Manchmal beginnt die Geschichte eines Gehirn&Geist- Titelthemas mit einem Song. In diesem Fall mit »Heaven« von der britischen Indie-Pop-Band The Talking Heads. Darin singt Frontmann David Byrne den Refrain: »Heaven is a place where nothing ever happens.« Im Licht der Neurowissenschaft bekommt diese Zeile eine ganz neue Bedeutung, denn sie fasst laut vielen Experten das Arbeitsprinzip des Gehirns treffend zusammen: Für unsere grauen Zellen wäre es tatsächlich das Beste, wenn nie etwas passiert. Zumindest nichts Unvorhergesehenes. Denn Unvorhersehbarkeit – sprich: Überraschung – bedeutet stets Gefahr.

»Überraschung ist der Vorhersagefehler, den das Gehirn unbedingt reduzieren muss«, meint auch Mark Solms. Der südafrikanische Neuropsychiater saß mir eines Abends beim Conference Dinner einer Tagung an der Ruhr-Universität Bochum gegenüber. Die kleine, aber feine Konferenz brachte Forscher aus aller Welt zusammen, um über die »Prognosemaschine« Gehirn zu diskutieren. Im Gespräch mit Solms fiel immer wieder der Name eines wichtigen Ideengebers: Karl Friston. »Karl ist ein Genie. Sie sollten mal über ihn schreiben«, schwärmte Solms.

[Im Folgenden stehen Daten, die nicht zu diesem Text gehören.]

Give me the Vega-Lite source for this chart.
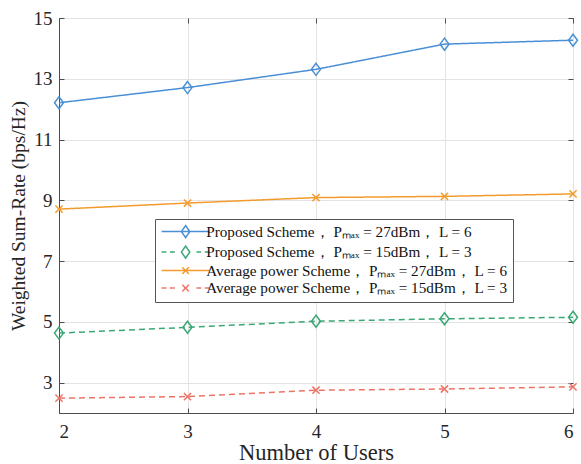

Kaum war ich an den Heidelberger Schreibtisch zurückgekehrt, erreichte mich ein Vorschlag der Kognitionsforscherin Iris Proff, die Fristons Arbeit in unserem Heft vorstellen wollte. Das Porträt des Mannes, der unser Bild des Gehirns revolutionieren könnte, lesen Sie ab S. 18. Ergänzt haben wir dieses Stück durch einen Beitrag, der die dahinterstehende Idee des »Predicitive Coding« anschaulich und fundiert erklärt (S. 12).

Ob Wahrnehmung, Motorik oder höhere Denkprozesse – unser Hirn ist permanent dabei, die Zukunft zu berechnen. Und es überprüft seine Vorhersagen anhand der verfügbaren Sinnesdaten. Eine aufregende Theorie mit einer Fülle von praktischen Implikationen. Wie gut sie sich empirisch bestätigen lässt, wird die Zukunft zeigen.